The Creation of Man by Michelangelo Sistine Chapel

“Christian theology makes it clear that what it means to be good is part of a larger account of the kinds of beings we are and the kind of reality we inhabit. When Paul was in Athens at Mars Hill, one of his first public claims in that pluralistic setting was an assertion that God was the maker of the world and everything in it. That is not just a “religious” claim; it is a claim about human nature that has consequences for all social and cultural life. It’s not just about morality but about metaphysics, about the nature of things. Modern culture’s moral confusion is a function of its metaphysical mistakes, so Christian championing of the common good thus requires more than moralism.” [From Ken Myers’ newsletter, Spring, 2016.]

A lot of this applies to a superfical Christian ethic which is simply good-doing-ism and winning souls to Christ.

But there’s more here.

Connect this to Augustine’s observation that the good in this universe – all good anywhere – is based in the being of God, its Creator. Evil, and its various manifestations, is like a parasite. It cannot create, it can only use what is created. And evil, as it extends itself away from the Source of all being, thus becomes less and less substantive – it fades away into nothing. It becomes true vanity, true emptiness. Read The City of God, Book 12.

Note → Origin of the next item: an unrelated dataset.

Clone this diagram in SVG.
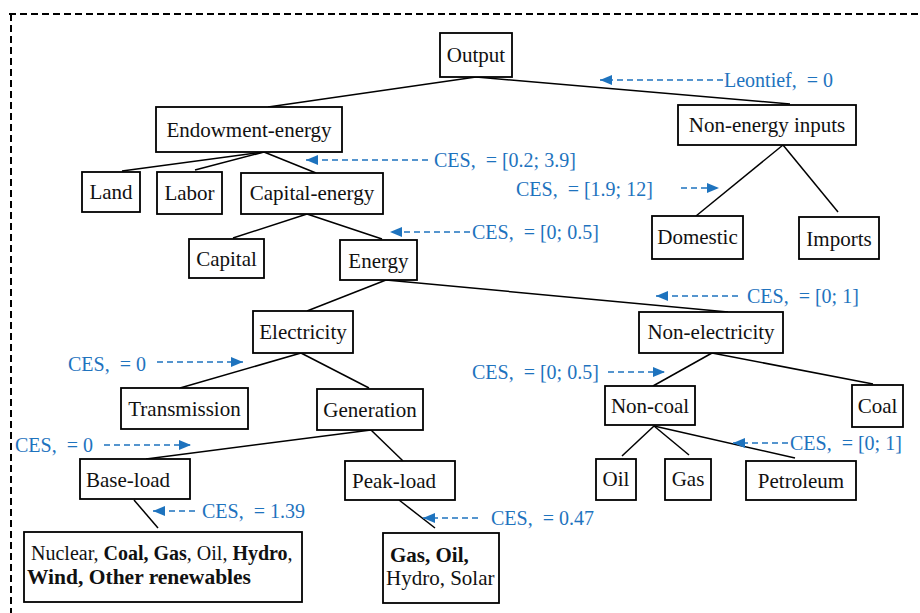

Thus the Christian, in seeking reconciliation and the full development of the renewed image of God in the heart, existentially re-roots his being in God, the Source of being, and becomes increasingly more of what he was made to be: a human, a good creature in God’s image. He “partakes of the divine nature” (2 Peter 1:4) as his mind is renewed and he puts on (i.e. lives consistent with) the newly-created divine nature (Ephesians 4:23-24).

CS Lewis seeks to illustrate this principle in his book The Great Divorce. The closer one is to heaven and God, the more solid one becomes, the more real one becomes, the more “good” one becomes.

We must then ask why we, as sons of God, would be fascinated by that which ultimately becomes nothing. How can a good life be built upon vanity?